- [Aim of the exercise]:
Write out each line exactly as given. Leave the pictures out of your copy.
- - -
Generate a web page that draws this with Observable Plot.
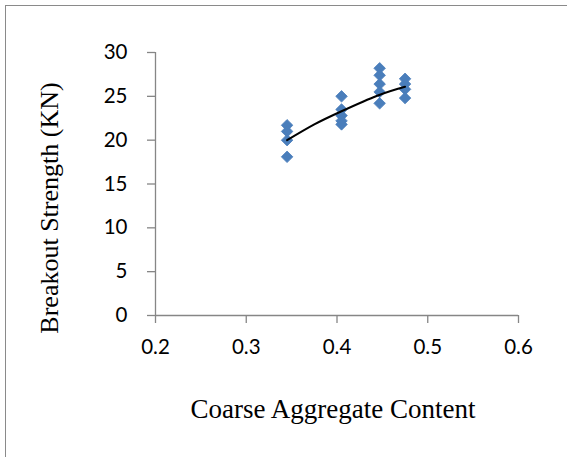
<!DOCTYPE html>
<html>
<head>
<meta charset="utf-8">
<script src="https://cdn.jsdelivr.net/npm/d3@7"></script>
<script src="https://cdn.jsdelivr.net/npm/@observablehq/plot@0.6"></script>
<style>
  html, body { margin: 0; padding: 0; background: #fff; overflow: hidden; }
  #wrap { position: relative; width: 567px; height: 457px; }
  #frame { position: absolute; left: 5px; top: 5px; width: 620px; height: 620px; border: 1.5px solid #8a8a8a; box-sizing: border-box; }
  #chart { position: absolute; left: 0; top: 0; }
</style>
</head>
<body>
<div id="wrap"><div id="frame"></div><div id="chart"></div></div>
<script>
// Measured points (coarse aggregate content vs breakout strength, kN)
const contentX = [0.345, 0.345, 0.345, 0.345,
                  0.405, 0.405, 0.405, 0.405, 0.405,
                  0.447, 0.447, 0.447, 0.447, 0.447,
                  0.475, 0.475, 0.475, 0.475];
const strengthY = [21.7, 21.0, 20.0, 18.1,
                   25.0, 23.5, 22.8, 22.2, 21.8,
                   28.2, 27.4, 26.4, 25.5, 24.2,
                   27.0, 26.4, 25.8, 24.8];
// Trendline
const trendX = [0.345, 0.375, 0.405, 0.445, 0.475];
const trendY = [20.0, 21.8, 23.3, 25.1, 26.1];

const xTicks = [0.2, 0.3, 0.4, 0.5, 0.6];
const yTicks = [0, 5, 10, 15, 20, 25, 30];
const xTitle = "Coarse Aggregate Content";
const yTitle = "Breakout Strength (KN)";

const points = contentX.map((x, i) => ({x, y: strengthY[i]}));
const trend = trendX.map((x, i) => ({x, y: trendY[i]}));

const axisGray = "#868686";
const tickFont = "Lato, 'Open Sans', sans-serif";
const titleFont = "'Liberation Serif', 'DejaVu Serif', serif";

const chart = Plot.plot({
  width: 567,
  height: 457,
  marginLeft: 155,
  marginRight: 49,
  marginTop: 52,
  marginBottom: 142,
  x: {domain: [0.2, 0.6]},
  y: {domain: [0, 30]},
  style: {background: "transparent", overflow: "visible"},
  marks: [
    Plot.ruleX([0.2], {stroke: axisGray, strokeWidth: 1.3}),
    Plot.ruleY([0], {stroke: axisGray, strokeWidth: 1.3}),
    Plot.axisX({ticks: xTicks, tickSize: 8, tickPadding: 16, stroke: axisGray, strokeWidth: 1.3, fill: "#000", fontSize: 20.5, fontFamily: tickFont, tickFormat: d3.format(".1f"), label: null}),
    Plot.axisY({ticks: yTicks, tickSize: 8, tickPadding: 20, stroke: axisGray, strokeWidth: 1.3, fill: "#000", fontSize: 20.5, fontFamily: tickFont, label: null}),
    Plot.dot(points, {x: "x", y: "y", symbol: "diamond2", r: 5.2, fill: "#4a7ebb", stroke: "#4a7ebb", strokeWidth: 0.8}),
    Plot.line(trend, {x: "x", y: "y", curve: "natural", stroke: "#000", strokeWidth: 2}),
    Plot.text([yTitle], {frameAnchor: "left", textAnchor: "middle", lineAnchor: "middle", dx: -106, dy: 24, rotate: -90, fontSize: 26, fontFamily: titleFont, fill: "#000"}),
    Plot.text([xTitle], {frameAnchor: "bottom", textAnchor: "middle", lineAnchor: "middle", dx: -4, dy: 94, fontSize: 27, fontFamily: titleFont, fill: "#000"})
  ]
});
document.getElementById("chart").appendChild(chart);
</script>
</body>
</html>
- - -
- [Exercise result]:
Generate a web page that draws this with Observable Plot.
<!DOCTYPE html>
<html>
<head>
<meta charset="utf-8">
<script src="https://cdn.jsdelivr.net/npm/d3@7"></script>
<script src="https://cdn.jsdelivr.net/npm/@observablehq/plot@0.6"></script>
<style>
  html, body { margin: 0; padding: 0; background: #fff; overflow: hidden; }
  #wrap { position: relative; width: 567px; height: 457px; }
  #frame { position: absolute; left: 5px; top: 5px; width: 620px; height: 620px; border: 1.5px solid #8a8a8a; box-sizing: border-box; }
  #chart { position: absolute; left: 0; top: 0; }
</style>
</head>
<body>
<div id="wrap"><div id="frame"></div><div id="chart"></div></div>
<script>
// Measured points (coarse aggregate content vs breakout strength, kN)
const contentX = [0.345, 0.345, 0.345, 0.345,
                  0.405, 0.405, 0.405, 0.405, 0.405,
                  0.447, 0.447, 0.447, 0.447, 0.447,
                  0.475, 0.475, 0.475, 0.475];
const strengthY = [21.7, 21.0, 20.0, 18.1,
                   25.0, 23.5, 22.8, 22.2, 21.8,
                   28.2, 27.4, 26.4, 25.5, 24.2,
                   27.0, 26.4, 25.8, 24.8];
// Trendline
const trendX = [0.345, 0.375, 0.405, 0.445, 0.475];
const trendY = [20.0, 21.8, 23.3, 25.1, 26.1];

const xTicks = [0.2, 0.3, 0.4, 0.5, 0.6];
const yTicks = [0, 5, 10, 15, 20, 25, 30];
const xTitle = "Coarse Aggregate Content";
const yTitle = "Breakout Strength (KN)";

const points = contentX.map((x, i) => ({x, y: strengthY[i]}));
const trend = trendX.map((x, i) => ({x, y: trendY[i]}));

const axisGray = "#868686";
const tickFont = "Lato, 'Open Sans', sans-serif";
const titleFont = "'Liberation Serif', 'DejaVu Serif', serif";

const chart = Plot.plot({
  width: 567,
  height: 457,
  marginLeft: 155,
  marginRight: 49,
  marginTop: 52,
  marginBottom: 142,
  x: {domain: [0.2, 0.6]},
  y: {domain: [0, 30]},
  style: {background: "transparent", overflow: "visible"},
  marks: [
    Plot.ruleX([0.2], {stroke: axisGray, strokeWidth: 1.3}),
    Plot.ruleY([0], {stroke: axisGray, strokeWidth: 1.3}),
    Plot.axisX({ticks: xTicks, tickSize: 8, tickPadding: 16, stroke: axisGray, strokeWidth: 1.3, fill: "#000", fontSize: 20.5, fontFamily: tickFont, tickFormat: d3.format(".1f"), label: null}),
    Plot.axisY({ticks: yTicks, tickSize: 8, tickPadding: 20, stroke: axisGray, strokeWidth: 1.3, fill: "#000", fontSize: 20.5, fontFamily: tickFont, label: null}),
    Plot.dot(points, {x: "x", y: "y", symbol: "diamond2", r: 5.2, fill: "#4a7ebb", stroke: "#4a7ebb", strokeWidth: 0.8}),
    Plot.line(trend, {x: "x", y: "y", curve: "natural", stroke: "#000", strokeWidth: 2}),
    Plot.text([yTitle], {frameAnchor: "left", textAnchor: "middle", lineAnchor: "middle", dx: -106, dy: 24, rotate: -90, fontSize: 26, fontFamily: titleFont, fill: "#000"}),
    Plot.text([xTitle], {frameAnchor: "bottom", textAnchor: "middle", lineAnchor: "middle", dx: -4, dy: 94, fontSize: 27, fontFamily: titleFont, fill: "#000"})
  ]
});
document.getElementById("chart").appendChild(chart);
</script>
</body>
</html>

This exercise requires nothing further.